When discussing the forces acting on a dipole, understanding torque is crucial. Torque, represented by \(\tau\), is the measure of the rotational force acting on the electric dipole. It's like twisting a doorknob; here, the electric field acts like your hand applying force.
A dipole consists of two equal but opposite charges separated by a distance. In an electric field, these charges experience forces that try to rotate the dipole. This rotational effect is what we call torque. The formula used to calculate the torque on an electric dipole is:

• \(\tau = p \cdot E \cdot \sin{\theta}\)

Here, \(p\) is the dipole moment, \(E\) is the magnitude of the electric field, and \(\theta\) is the angle between \(p\) and \(E\).
Maximum torque occurs when the angle \(\theta\) is \(90^\circ\) since \(\sin{90^\circ} = 1\). In this situation, the dipole tends to align with the electric field. This concept is crucial when studying the behavior of polar molecules in electric fields.

Unit Conversion

Unit conversion is a vital skill in physics to ensure accuracy and consistency in calculations. It involves converting one unit of measurement into another, which can simplify or standardize values.
In this exercise, we began with converting the dipole moment from debyes \((\mathrm{D})\) to Coulombs-meters \((\mathrm{Cm})\). The conversion factor used is \(1 \mathrm{D} = 3.34 \cdot 10^{-30} \mathrm{Cm}\).
To convert:

• Multiply the given value in debyes by the conversion factor.
• Example: For a dipole moment of \(1.05 \mathrm{D}\), the conversion is \(1.05 \times 3.34 \times 10^{-30} \mathrm{Cm} = 3.50 \times 10^{-30} \mathrm{Cm}\).
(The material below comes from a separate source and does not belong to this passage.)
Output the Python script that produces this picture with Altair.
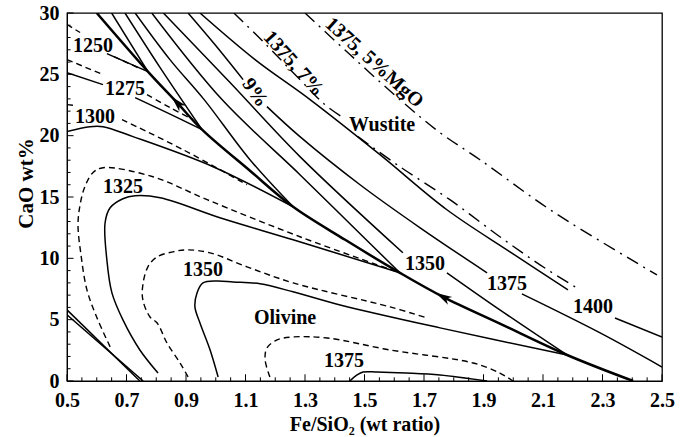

Correct unit conversion is essential to ensure that all parts of a calculation “speak the same language,” ensuring that the results are valid and can be compared.

Electric Field

The electric field is a fundamental concept in electromagnetism that describes the influence a charged object exerts on other charges around it. It is a vector field, meaning it has both magnitude and direction.
The electric field \(E\) can be understood as the force per unit charge. It tells us how a positive test charge would move in the presence of another charge's field.
Key aspects of electric fields include:

• The strength of an electric field is measured in Newtons per Coulomb \((\mathrm{N/C})\).
• The direction of the field is defined as the direction a positive test charge would naturally move.
• Field lines visually represent the field; lines closer together indicate a stronger field.

In this scenario, the given electric field magnitude is \(160.0 \mathrm{N/C}\). This high-value aids in inducing a significant torque on molecules with a dipole moment as they strive to align with the field. Understanding electric fields helps in predicting how charges and dipoles interact under various conditions.